SLI is what we measure.
SLO is what we aim for.
SLA is what we promise.

Service Level Indicator (SLI)

SLIs are the actual measurements of your service’s behavior. What are you measuring?

Definition: A quantifiable metric that measures a specific aspect of service performance.

Relationship with Metrics: SLIs are specific metrics chosen to represent service quality from the user’s perspective. Your system collects hundreds of metrics (CPU, memory, request counts, etc.), but SLIs are the subset that actually matter for reliability and user experience.

All SLIs are metrics, but not all metrics are SLIs.

Common SLIs:

Availability: Percentage of successful requests
- Example: (successful_requests / total_requests) * 100
Latency: Response time percentiles
- Example: 95% of requests complete in < 200ms
Error rate: Percentage of failed requests
- Example: (failed_requests / total_requests) * 100
Throughput: Requests processed per second
- Example: 1,000 req/s

Service Level Objective (SLO)

SLOs are your internal targets for service reliability. What are you aiming for?

Definition: A target value or range for an SLI over a specific time window.

Example SLOs:

Availability SLO: 99.9% uptime per month
- Service must be reachable and responding
- Allows ~43 minutes of downtime per month (complete outages, timeouts)
Latency SLO: 95% of requests < 200ms
- p95 latency stays under threshold
Error rate SLO: < 0.1% failed requests (when service is available)
- Maximum 1 error per 1,000 requests due to server errors (5xx)

Service Level Agreement (SLA)

SLAs are your promises to customers, with consequences when you fail.

Definition: A formal commitment to customers about service reliability, including consequences for not meeting targets.

Key components:

Target metric: What is measured (availability, latency, etc.)
Threshold: The promised level (e.g., 99.95% uptime)
Time window: Measurement period (monthly, quarterly)
Consequences: Penalties for breaching (refunds, credits, etc.)

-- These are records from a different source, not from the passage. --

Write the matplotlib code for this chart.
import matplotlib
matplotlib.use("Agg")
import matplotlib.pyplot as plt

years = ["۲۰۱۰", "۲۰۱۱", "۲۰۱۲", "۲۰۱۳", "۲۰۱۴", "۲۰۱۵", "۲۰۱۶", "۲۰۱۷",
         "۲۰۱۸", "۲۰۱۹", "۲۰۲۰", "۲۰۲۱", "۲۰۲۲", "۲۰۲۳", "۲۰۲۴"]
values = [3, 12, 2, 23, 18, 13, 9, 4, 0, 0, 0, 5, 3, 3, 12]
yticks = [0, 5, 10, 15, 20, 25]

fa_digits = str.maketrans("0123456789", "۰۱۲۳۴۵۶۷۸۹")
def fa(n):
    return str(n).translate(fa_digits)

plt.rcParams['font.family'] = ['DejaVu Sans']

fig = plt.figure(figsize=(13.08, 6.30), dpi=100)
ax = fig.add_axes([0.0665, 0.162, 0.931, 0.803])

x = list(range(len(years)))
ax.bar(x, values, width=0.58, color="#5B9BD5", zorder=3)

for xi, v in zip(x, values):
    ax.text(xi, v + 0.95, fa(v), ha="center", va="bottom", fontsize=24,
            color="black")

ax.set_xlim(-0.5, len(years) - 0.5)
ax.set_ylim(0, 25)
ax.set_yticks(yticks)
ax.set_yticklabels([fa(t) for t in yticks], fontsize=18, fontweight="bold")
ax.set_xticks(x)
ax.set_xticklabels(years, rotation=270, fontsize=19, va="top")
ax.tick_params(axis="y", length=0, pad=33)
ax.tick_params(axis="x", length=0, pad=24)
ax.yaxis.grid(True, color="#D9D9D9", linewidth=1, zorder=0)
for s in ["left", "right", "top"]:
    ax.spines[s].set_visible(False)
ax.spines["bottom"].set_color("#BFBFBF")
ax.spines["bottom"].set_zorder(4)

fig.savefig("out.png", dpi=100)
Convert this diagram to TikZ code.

Relationship Between SLI, SLO, and SLA

SLI, SLO, and SLA

Important: SLOs should be stricter than SLAs to provide a safety buffer and trigger internal actions before customer impact occurs.

SLOs (Internal targets)

Availability SLO: 99.95% uptime per month
- Service reachable and responding
- Error budget: 21.6 minutes of downtime/month
Latency SLO: p95 < 200ms, p99 < 500ms
Error rate SLO: < 0.1% (1 in 1,000 requests when service is available)

SLA (Customer promise)

Availability: 99.9% uptime per month
- Consequence: 10% monthly credit if breached
- Consequence: 25% credit if < 99.5%
Latency: p95 < 300ms
- Consequence: 5% credit if breached consistently
Measurement: Based on successful API health checks every 60 seconds

Error Budget

Error budget is the allowed amount of unreliability, derived from your SLO:

SLO: 99.95% availability
Error budget: 0.05% (100% - 99.95%)
Monthly requests: 10M
Allowed failures: 5,000 requests or 21.6 minutes downtime

Error budget benefits:

Balance reliability vs. features: Spend the budget on innovation when reliability is good
Objective decision-making: Stop deployments when the budget is exhausted
Shared responsibility: Creates alignment between dev and ops teams
Prevent over-engineering: Knowing when “good enough” is actually good enough

Example scenario:

Month: January
Total requests: 10,000,000
Failed requests: 3,000
Current availability: 99.97%
Error budget used: 60% (3,000 / 5,000)
Status: ✅ Healthy - can continue rapid deployments

If the error budget reaches 90%, trigger these actions:

Slow down feature deployments
Focus on stability improvements
Increase testing and review rigor
Investigate reliability issues

Conclusion

SLIs, SLOs, and SLAs form a clear chain: measure what matters and set internal targets stricter than customer promises.

Start with a few key SLIs, derive SLOs from business needs, and only commit SLAs when you can reliably meet them.

Written on February 15, 2026